In 1944: Eisenhower told the British ambassador to Washington that the 3,500 officers of the German General staff should be ''exterminated.'' He also favored the liquidation of perhaps 100,000 prominent Germans.

April 17, 1945: The Americans opened their enormous Rheinberg Camp, six miles in circumference, with no food or shelter whatsoever. As in the other big "Rhine meadow" camps, opened in mid-April, there was initially no latrines and no water. In some camps, the men were so crowded they could not lie down. Meanwhile, at Camp Kripp, near Remagen, the half-American Charles von Luttichau determines that his German comrades are receiving about 5% as much food as their captors." Complaining to the camp commander, who stated: ''Forget the Geneva Convention. You don't have any rights."
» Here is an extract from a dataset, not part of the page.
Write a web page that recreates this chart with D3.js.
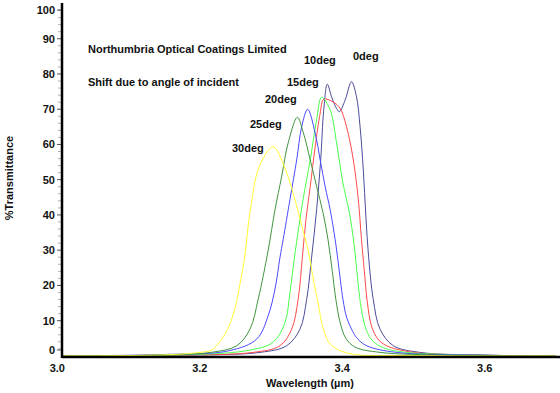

http://www.canadaatwar.ca/forums/showthread.php?t=2398

Late April 1945: Heinz Janssen, a survivor of the Rheinberg camp, described conditions as they were at the time. "Amputees slithered like amphibians through the mud , soaking and freezing. Naked to the skies day after day and night after flight, they lay desperate in the sand of Rheinberg or sleep exhaustedly into eternity in their collapsing holes.''

Late Summer, 1945: Jean-Pierre Pradervand, head of the International Red Cross delegations in France, told Henry W. Dunning, an American Red Cross official, that conditions in the French camps are worse, in many instances, than anything seen in the former Nazi camps. Pradervand showed Dunning pictures of the living skeletons. Dunning explained all this to the American Red Cross in Washington, which informed key government officials. Nevertheless, the cover-up continued.


1947 - 1950's: Nearly all the surviving records of the Rhineland death camps were destroyed. The West German government concluded that 1.7-million German soldiers were alive at the wars' end, and who were known to have been in fair health, and disappeared. The Western Allies pinned virtually all the blame on the Soviets.

1950: The first German edition of ALLIERTE KRIEGSVERBRECHEN is published. Never translated into English, the book gives eye-witness descriptions of the horrific deplorable conditions which prevailed in the American camps.